6. The method according to claim 1, wherein said ionomer film comprises a hybrid film of anionic and cationic constituents.

7. The method according to claim 6, wherein said hybrid film comprises a cationic perfluorinated membrane and an anionic perfluorinated membrane.

8. The method according to claim 1, wherein said ionomer film coats said electrode in a thickness ranging from about 0.01 μm to 10 μm.

9. The method according to claim 7, wherein said electrode is platinum.

10. The method according to claim 7, wherein said ionomer film is a cationic perfluorinated membrane.

11. The method according to claim 7, wherein said ionomer film is an anionic perfluorinated membrane.

12. A method of indirect electrochemistry, said method comprising the steps of:

contacting an aqueous phase comprising a redox reagent and an organic phase comprising an organic reactant to form a spent redox reagent and product;

separating said aqueous phase from said organic phase; and

contacting said aqueous phase with a cationic perfluorinated membrane coated platinum electrode, wherein the thickness of said cationic perfluorinated membrane coating ranges from about 0.01 μm to 10 μm, and a counter electrode, wherein the potential between said cationic perfluorinated membrane coated electrode and counter electrode is sufficient to regenerate said spent redox reagent at said cationic perfluorinated membrane coated electrode;

whereby said spent redox reagent is converted to said redox reagent.

13. The method according to claim 1, wherein said electrode comprises:

a substrate;

an ionomer film coating said substrate; and

electrodes electrodeposited within said ionomer film, wherein said electrodes are anchored to said substrate.

14. A method according to claim 13, wherein said substrate comprises an electronically conductive substrate.

15. A method according to claim 13, wherein said ionomer film is a cationic perfluorinated membrane.

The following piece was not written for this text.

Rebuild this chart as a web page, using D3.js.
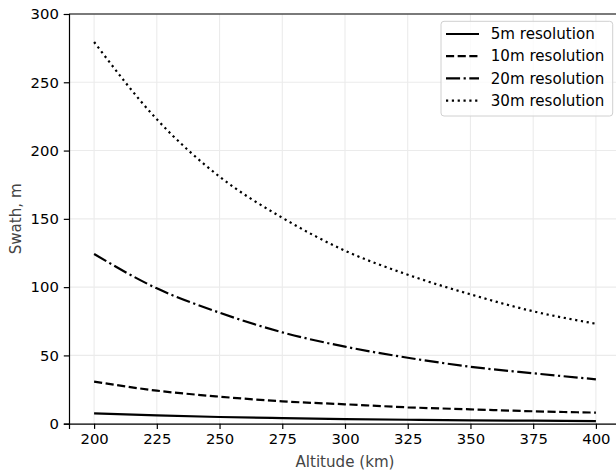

16. A method according to claim 13, wherein said electrode comprises platinum.

17. A method of indirect electrochemistry, said method comprising the steps of:

separating said aqueous phase from said organic phase; and

contacting said aqueous phase to an ionomer coated electrode and a counter electrode, wherein the potential between said ionomer coated electrode and counter electrode is sufficient to regenerate said spent redox reagent at said electrode, wherein said ionomer coated electrode comprises an electronically conductive substrate, a cationic perfluorinated membrane film and an electrode, wherein said electrode is electrodeposited in said cationic perfluorinated membrane film and anchored to said electronically conductive substrate;

whereby said spent redox reagent is converted to said redox reagent.